The project eventually went on display for the first time in 2009 at the Sharon Arts Exhibition Gallery in Peterborough, N.H., and it has been shown in galleries across the US since then.

Destrempes also began a second Art for Water project, "Stream of Conscience," a collection of answers to the question "What do words have in common with water?" The resulting art projects, made out colored scraps of paper put together like a flowing stream, have been displayed across the country, beginning with a Peterborough, N.H., gallery in 2011.

She now is trying to make the project virtual, so that people around the world can participate. “The installation is more interesting,” she says, the larger the mix of participants.

Through these projects, Destrempes hopes she will inspire creativity, awareness, dialogue, and change.
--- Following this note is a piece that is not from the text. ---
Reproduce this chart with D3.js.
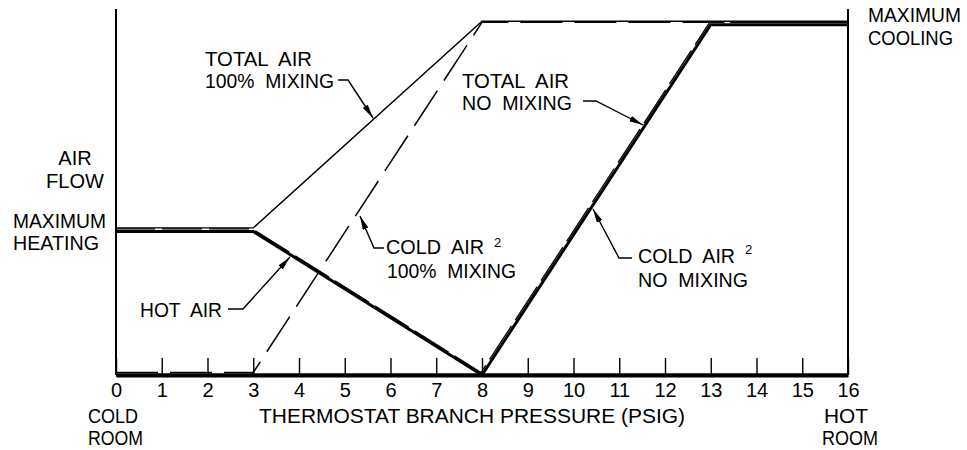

Participants have told her that they are making efforts to run their dishwashers or washing machines only with a full load or that they have stopped buying bottled water, which uses an additional gallon of water to produce each bottle.

“These projects are planting seeds in people’s minds that this is something they should pay attention to,” she says. “[A clean water supply] is going to become a really huge issue.”

For Destrempes, the most important accomplishment of Art for Water is having people realize how connected they are through water.

 “I think water is alive,” she says. “Water is a metaphor for life: We’re all connected.”